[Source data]
* begin *

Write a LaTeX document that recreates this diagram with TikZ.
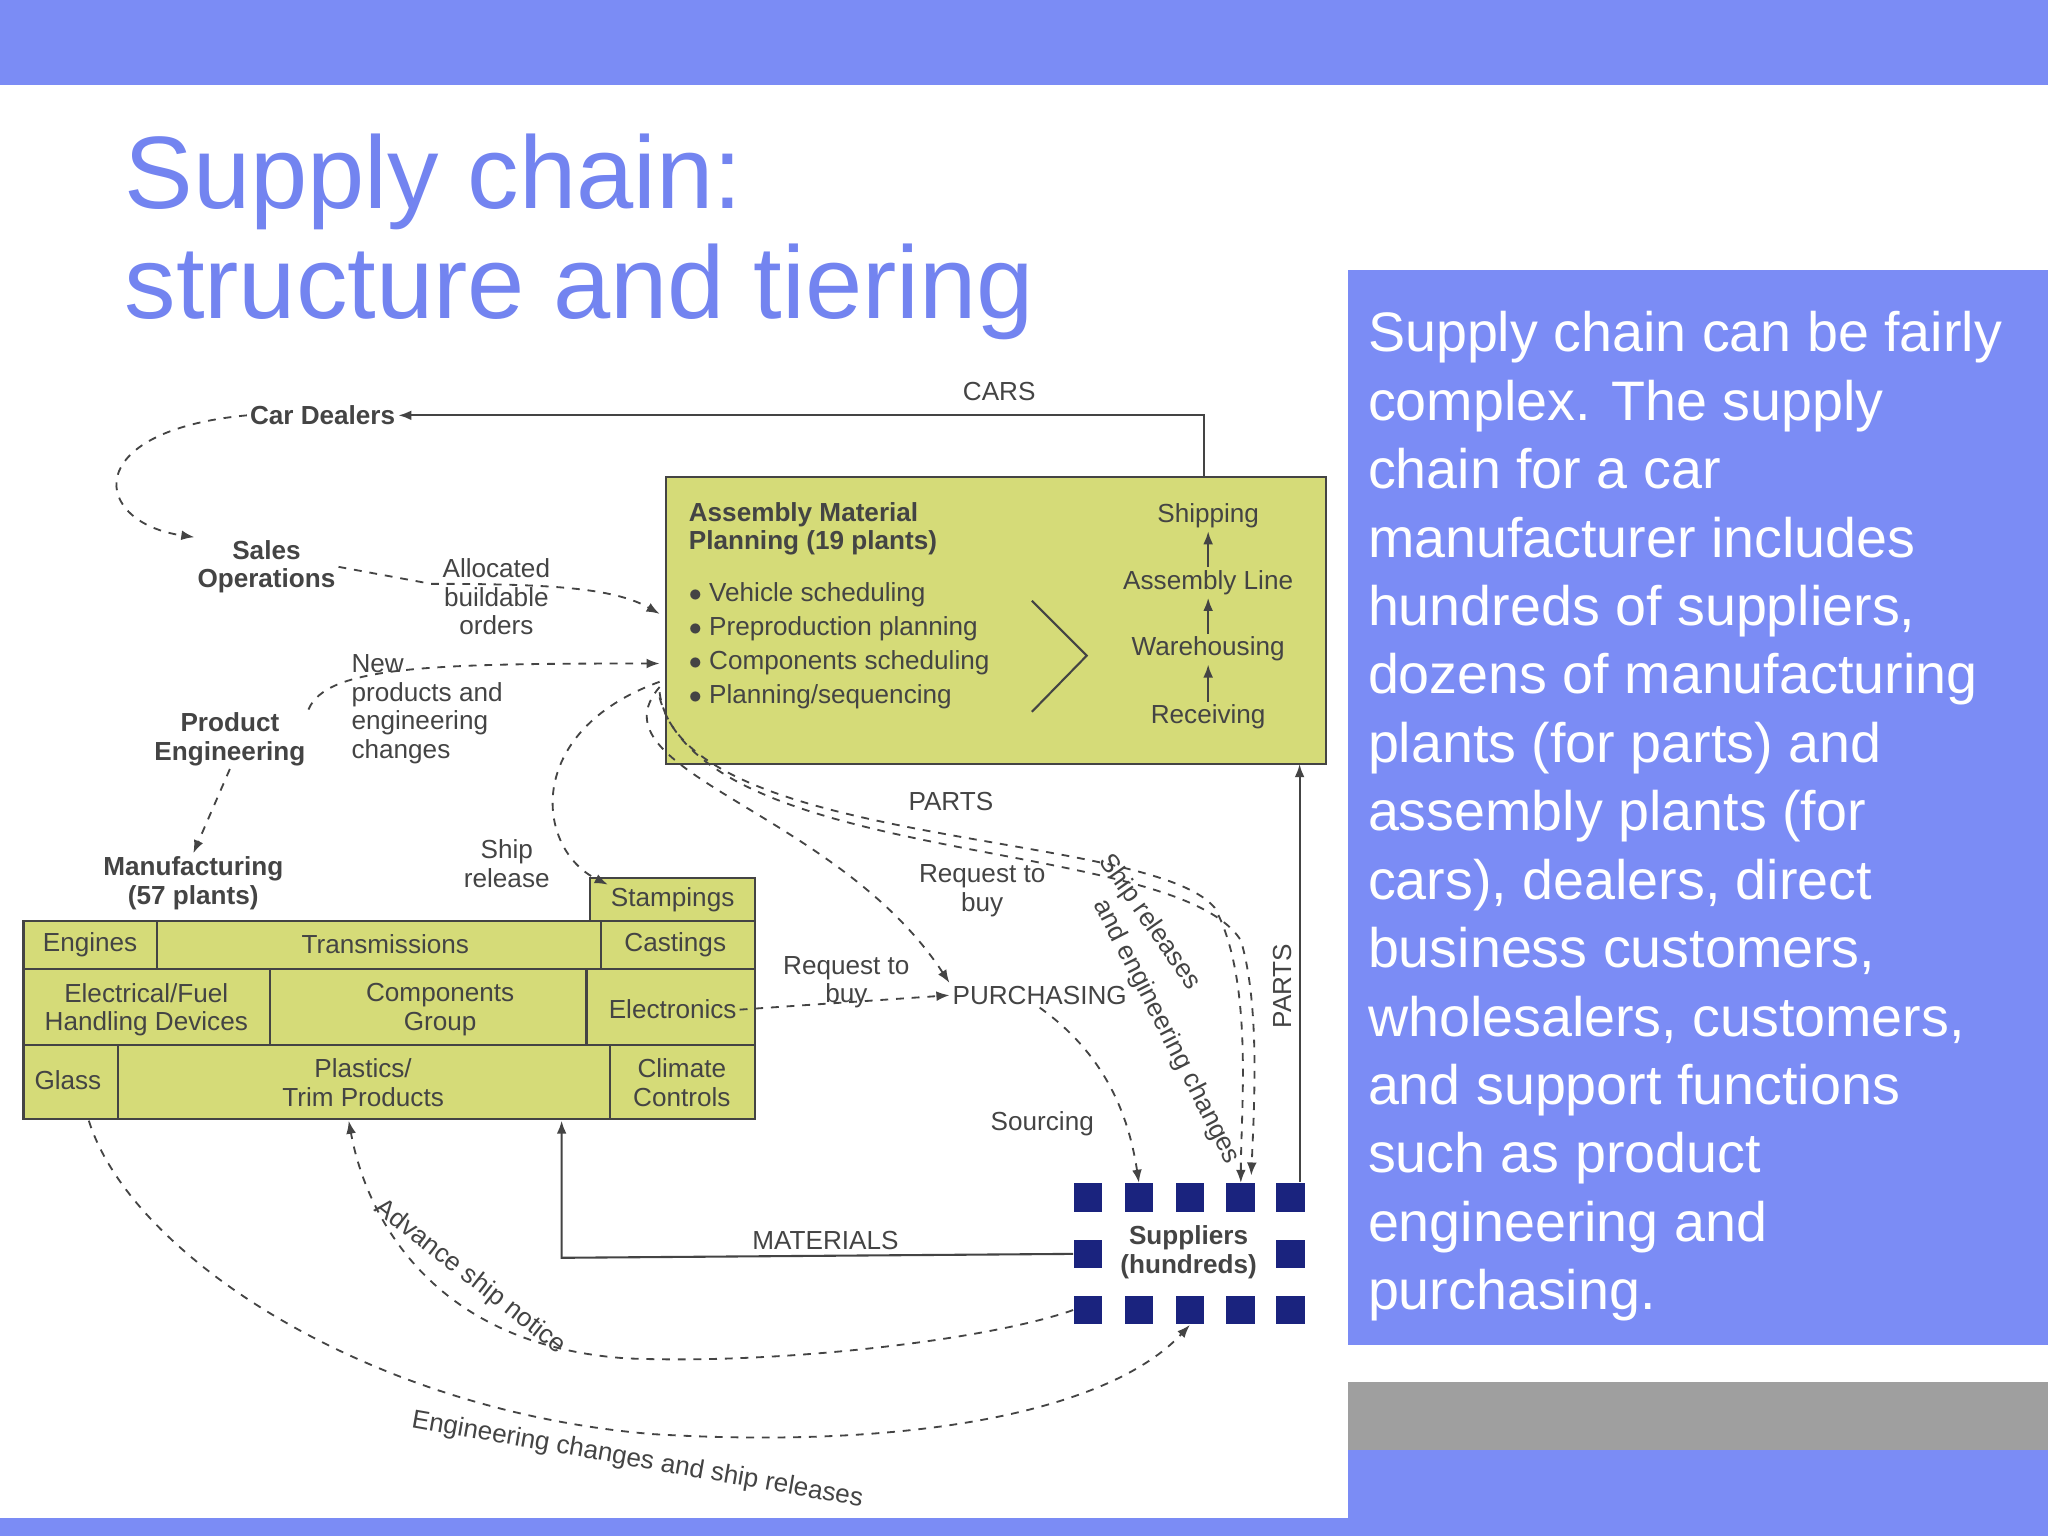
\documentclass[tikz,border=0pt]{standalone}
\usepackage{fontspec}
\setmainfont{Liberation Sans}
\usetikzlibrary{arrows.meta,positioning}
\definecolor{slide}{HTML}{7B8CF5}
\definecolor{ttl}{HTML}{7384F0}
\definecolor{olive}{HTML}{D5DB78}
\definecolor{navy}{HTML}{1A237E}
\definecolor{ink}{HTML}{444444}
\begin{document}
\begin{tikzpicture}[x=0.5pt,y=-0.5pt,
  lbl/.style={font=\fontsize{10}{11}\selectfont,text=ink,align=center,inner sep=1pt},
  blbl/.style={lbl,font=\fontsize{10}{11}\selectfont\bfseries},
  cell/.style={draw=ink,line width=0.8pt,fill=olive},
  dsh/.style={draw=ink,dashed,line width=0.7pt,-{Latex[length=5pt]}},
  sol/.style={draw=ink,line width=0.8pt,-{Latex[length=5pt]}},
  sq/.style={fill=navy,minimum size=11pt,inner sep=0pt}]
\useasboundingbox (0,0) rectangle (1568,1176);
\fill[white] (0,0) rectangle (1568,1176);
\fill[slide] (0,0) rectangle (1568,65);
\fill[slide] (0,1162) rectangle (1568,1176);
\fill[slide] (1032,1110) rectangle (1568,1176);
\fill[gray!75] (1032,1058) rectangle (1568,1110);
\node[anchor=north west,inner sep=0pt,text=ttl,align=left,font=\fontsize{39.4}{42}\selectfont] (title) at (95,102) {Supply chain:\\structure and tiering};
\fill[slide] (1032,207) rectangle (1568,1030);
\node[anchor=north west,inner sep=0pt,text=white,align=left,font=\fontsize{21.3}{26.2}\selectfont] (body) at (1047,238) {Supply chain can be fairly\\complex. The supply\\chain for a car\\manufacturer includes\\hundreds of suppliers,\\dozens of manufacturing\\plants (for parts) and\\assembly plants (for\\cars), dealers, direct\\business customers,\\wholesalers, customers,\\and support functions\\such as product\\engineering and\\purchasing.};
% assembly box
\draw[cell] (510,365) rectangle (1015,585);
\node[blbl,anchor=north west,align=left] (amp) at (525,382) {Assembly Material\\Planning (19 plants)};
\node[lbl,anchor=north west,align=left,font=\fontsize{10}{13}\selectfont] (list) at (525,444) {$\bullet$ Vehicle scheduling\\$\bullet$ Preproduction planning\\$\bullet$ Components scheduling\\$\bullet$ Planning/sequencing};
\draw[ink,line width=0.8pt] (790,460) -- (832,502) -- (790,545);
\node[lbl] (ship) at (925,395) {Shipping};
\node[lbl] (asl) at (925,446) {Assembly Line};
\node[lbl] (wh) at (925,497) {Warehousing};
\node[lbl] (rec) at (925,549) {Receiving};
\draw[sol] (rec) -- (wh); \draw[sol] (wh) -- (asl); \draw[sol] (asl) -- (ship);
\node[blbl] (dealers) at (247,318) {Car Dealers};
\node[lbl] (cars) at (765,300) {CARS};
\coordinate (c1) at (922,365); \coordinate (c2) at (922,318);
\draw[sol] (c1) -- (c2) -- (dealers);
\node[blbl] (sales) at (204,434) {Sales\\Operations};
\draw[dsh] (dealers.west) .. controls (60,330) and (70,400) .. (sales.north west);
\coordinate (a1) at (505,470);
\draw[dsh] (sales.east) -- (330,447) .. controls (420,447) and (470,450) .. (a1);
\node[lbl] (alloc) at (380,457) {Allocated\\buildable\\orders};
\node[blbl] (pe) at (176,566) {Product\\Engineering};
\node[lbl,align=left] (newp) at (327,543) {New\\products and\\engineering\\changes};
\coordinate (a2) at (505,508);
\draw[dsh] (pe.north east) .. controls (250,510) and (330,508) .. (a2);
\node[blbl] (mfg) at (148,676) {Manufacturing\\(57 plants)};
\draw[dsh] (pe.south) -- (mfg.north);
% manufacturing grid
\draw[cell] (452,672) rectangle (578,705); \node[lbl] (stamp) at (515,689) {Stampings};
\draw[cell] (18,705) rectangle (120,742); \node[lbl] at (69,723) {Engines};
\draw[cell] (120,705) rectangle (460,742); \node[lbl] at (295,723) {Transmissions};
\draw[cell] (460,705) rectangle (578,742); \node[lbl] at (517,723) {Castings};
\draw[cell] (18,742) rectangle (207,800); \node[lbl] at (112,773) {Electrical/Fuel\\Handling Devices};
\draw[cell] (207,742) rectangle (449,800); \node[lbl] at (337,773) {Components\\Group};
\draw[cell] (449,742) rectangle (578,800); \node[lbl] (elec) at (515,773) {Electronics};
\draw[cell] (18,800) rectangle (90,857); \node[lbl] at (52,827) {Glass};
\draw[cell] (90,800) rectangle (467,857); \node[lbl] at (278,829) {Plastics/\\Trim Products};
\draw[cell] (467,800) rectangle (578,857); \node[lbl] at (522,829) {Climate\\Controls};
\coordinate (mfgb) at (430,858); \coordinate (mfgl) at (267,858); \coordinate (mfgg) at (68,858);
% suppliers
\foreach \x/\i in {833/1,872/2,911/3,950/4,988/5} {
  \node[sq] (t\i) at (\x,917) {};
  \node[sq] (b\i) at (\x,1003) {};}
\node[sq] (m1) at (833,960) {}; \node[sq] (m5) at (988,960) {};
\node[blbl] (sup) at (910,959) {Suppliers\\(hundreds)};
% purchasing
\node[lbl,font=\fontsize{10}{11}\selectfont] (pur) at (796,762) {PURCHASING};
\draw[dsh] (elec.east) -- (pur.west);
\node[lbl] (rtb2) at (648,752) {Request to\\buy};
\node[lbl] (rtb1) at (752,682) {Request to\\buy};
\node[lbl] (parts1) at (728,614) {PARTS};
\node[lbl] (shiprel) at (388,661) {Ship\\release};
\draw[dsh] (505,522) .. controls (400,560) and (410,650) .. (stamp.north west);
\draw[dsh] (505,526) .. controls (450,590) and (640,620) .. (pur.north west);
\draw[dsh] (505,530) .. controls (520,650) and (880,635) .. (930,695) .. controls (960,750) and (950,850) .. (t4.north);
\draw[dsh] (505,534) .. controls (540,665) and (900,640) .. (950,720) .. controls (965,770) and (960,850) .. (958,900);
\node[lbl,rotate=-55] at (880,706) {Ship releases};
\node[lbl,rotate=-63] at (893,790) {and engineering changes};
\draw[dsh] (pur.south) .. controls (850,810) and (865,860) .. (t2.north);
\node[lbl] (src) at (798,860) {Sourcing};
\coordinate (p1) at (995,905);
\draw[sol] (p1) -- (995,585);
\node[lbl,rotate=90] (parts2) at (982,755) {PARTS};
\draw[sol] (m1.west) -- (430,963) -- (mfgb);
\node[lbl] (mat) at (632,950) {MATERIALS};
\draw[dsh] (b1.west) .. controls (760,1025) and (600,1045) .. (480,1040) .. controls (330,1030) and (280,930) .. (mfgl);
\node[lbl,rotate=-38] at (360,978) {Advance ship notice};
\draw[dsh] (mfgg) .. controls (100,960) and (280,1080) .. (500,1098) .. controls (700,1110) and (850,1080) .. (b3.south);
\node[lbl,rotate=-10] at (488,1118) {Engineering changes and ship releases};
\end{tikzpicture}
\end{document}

* end *
* begin *

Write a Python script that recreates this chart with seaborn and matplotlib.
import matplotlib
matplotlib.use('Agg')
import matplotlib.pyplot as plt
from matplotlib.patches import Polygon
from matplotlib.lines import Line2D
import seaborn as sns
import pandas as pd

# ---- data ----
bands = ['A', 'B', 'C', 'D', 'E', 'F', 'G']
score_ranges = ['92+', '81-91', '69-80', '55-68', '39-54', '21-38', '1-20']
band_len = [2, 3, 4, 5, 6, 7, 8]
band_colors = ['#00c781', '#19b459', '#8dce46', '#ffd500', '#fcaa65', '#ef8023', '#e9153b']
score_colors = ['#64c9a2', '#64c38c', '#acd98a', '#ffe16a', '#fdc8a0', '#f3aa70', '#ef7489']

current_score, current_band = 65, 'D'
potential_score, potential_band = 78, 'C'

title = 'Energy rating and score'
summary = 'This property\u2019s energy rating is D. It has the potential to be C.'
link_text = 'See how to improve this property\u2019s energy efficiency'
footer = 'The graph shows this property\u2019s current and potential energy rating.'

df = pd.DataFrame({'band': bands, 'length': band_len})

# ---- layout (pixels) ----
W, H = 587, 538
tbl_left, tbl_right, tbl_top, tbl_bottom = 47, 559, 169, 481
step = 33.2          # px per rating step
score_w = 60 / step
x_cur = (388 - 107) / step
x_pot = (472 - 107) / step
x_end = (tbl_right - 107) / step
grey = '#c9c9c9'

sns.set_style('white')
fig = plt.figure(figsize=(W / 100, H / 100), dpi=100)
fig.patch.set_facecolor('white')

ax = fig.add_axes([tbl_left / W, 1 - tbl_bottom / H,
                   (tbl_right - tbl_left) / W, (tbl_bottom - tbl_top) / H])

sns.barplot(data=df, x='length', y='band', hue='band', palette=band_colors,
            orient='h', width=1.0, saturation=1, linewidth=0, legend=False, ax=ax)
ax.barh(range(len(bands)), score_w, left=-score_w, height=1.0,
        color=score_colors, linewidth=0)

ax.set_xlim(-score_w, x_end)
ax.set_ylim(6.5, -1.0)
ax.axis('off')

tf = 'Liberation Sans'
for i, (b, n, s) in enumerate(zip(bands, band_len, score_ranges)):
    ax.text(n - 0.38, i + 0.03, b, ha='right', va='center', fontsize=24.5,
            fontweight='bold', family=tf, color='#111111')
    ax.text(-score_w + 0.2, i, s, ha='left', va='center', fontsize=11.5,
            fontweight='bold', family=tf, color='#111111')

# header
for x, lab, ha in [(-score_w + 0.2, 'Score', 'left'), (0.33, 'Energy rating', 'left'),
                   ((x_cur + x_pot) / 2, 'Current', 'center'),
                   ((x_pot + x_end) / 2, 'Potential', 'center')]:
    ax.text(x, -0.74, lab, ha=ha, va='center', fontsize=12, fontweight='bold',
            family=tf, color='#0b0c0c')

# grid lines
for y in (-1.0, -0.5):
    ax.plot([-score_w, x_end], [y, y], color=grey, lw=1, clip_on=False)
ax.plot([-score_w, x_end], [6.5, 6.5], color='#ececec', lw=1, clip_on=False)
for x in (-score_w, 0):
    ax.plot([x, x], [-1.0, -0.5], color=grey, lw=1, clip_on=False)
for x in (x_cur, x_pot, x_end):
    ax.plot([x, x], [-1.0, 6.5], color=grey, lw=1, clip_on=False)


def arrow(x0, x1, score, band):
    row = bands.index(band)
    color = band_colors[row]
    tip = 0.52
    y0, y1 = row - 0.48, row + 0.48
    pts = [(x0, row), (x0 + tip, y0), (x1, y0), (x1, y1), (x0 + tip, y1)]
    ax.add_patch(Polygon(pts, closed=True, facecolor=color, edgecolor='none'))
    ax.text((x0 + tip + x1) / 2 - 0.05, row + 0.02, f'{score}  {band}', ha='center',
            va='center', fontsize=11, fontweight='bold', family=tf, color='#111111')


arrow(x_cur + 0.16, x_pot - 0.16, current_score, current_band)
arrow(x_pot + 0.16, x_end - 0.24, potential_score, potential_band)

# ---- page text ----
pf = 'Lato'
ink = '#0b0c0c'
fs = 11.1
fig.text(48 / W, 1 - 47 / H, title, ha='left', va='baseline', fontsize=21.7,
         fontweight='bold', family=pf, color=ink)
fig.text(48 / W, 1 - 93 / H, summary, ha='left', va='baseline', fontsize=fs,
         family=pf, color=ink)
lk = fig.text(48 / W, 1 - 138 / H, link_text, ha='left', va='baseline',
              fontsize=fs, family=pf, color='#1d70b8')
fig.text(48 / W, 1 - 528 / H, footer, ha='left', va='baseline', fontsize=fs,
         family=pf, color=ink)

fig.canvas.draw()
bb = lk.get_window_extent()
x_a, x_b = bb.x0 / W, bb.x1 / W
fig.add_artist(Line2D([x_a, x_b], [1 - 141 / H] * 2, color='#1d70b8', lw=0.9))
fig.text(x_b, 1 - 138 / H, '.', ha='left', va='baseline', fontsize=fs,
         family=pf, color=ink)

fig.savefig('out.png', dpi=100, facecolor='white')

* end *

OBJECTIVE:
Only the lines from the one containing "Write a Python" to the one containing "ax.axis('off')" are to be printed, both ends included, exactly as written.

WRITTEN ANSWER:
Write a Python script that recreates this chart with seaborn and matplotlib.
import matplotlib
matplotlib.use('Agg')
import matplotlib.pyplot as plt
from matplotlib.patches import Polygon
from matplotlib.lines import Line2D
import seaborn as sns
import pandas as pd

# ---- data ----
bands = ['A', 'B', 'C', 'D', 'E', 'F', 'G']
score_ranges = ['92+', '81-91', '69-80', '55-68', '39-54', '21-38', '1-20']
band_len = [2, 3, 4, 5, 6, 7, 8]
band_colors = ['#00c781', '#19b459', '#8dce46', '#ffd500', '#fcaa65', '#ef8023', '#e9153b']
score_colors = ['#64c9a2', '#64c38c', '#acd98a', '#ffe16a', '#fdc8a0', '#f3aa70', '#ef7489']

current_score, current_band = 65, 'D'
potential_score, potential_band = 78, 'C'

title = 'Energy rating and score'
summary = 'This property\u2019s energy rating is D. It has the potential to be C.'
link_text = 'See how to improve this property\u2019s energy efficiency'
footer = 'The graph shows this property\u2019s current and potential energy rating.'

df = pd.DataFrame({'band': bands, 'length': band_len})

# ---- layout (pixels) ----
W, H = 587, 538
tbl_left, tbl_right, tbl_top, tbl_bottom = 47, 559, 169, 481
step = 33.2          # px per rating step
score_w = 60 / step
x_cur = (388 - 107) / step
x_pot = (472 - 107) / step
x_end = (tbl_right - 107) / step
grey = '#c9c9c9'

sns.set_style('white')
fig = plt.figure(figsize=(W / 100, H / 100), dpi=100)
fig.patch.set_facecolor('white')

ax = fig.add_axes([tbl_left / W, 1 - tbl_bottom / H,
                   (tbl_right - tbl_left) / W, (tbl_bottom - tbl_top) / H])

sns.barplot(data=df, x='length', y='band', hue='band', palette=band_colors,
            orient='h', width=1.0, saturation=1, linewidth=0, legend=False, ax=ax)
ax.barh(range(len(bands)), score_w, left=-score_w, height=1.0,
        color=score_colors, linewidth=0)

ax.set_xlim(-score_w, x_end)
ax.set_ylim(6.5, -1.0)
ax.axis('off')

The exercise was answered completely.